The Myanmar government has blocked social media platforms Twitter and Instagram, a day after blocking Facebook.
Norwegian company Telenor confirmed that the Myanmar Ministry of Transport and Communications ordered the country’s mobile networks and internet service providers to block access to Twitter and Instagram.
Blocking social media
In a statement, Telenor said: “While the directive has legal basis in Myanmar’s telecommunications law, Telenor Myanmar has challenged the necessity and proportionality of the directive… and highlighted the directive’s contradiction with international human rights law.”
The order was also verified by NetBlocks, a service that tracks internet disruption and shutdowns worldwide, with a report on Twitter restrictions across several other networks in Myanmar on Friday.
In response to the order, Twitter expressed that it is “deeply concerned” about it. A Twitter spokesperson said: “It undermines the public conversation and the rights of people to make their voices heard. The Open Internet is increasingly under threat around the world. We will continue to advocate to end destructive government-led shutdowns.”
Meanwhile, a spokesperson for Facebook, which owns Instagram, said: “Telecom providers in Myanmar have been ordered to permanently block Instagram. We urge authorities to restore connectivity so that people in Myanmar can communicate with family and friends and access important information.”

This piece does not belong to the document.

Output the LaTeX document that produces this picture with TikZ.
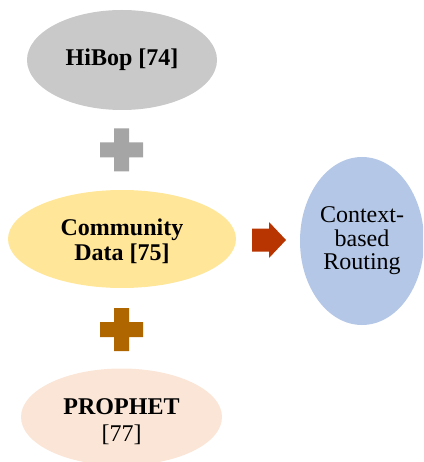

Military officials previously said that Facebook is being blocked in Myanmar for the sake of “stability” in the country. The decision was made several days after military forces staged a coup, declared a state of emergency, and detained ruling party leaders.
According to the Ministry of Communications and Information, access to Facebook would be blocked until February 7. However, there were reports that the app can be accessed sporadically.
The military took control of Myanmar in a coup on Monday and declared a state of emergency following the detention of civilian leader Aung San Suu Kyi and other leaders of the ruling National League for Democracy (NLD) party.
On Monday morning, people in Myanmar woke up to widespread internet and communications blackouts, closed banks, and military patrols in the city of Yangon. TV channels were seemingly blocked, with the military-owned Myawaddy TV channel the only one accessible to residents.
A news anchor on the TV channel announced that control of the entire country has been transferred to army chief Min Aung Hlaing. The military confirmed that it has detained Suu Kyi and other high ranking NLD leaders due to alleged voting irregularities in November’s election.
Following the military coup, businesses and analysts are expecting the country’s economy to take damage.
Businesses claim that the military coup has already placed billions of foreign investment at risk and potentially damaging the economy of Myanmar. The US has already expressed the possibility of imposing additional sanctions on the country.
Japanese beer giant Kirin announced its decision to pull out of a partnership in Myanmar, following the coup.
Kirin will terminate its partnership with Myanmar Economic Holdings (MEH), a conglomerate overseen by commander-in-chief Senior General Min Aung Hlaing, who lead the military coup that took control of the government on Monday.
In a statement released on Friday, the beer company expressed that it was “deeply concerned by the recent actions of the military in Myanmar”.
Kirin is considered one of the biggest brewing companies globally and owns brands such as Kirin and Tooheys. The firm also owns a major stake in San Miguel and a number of craft beers brewed in the UK and US.
Thru its partnership with Myanmar Economic Holdings, Kirin also owns just over half of both Myanmar Brewery and Mandalay Brewery.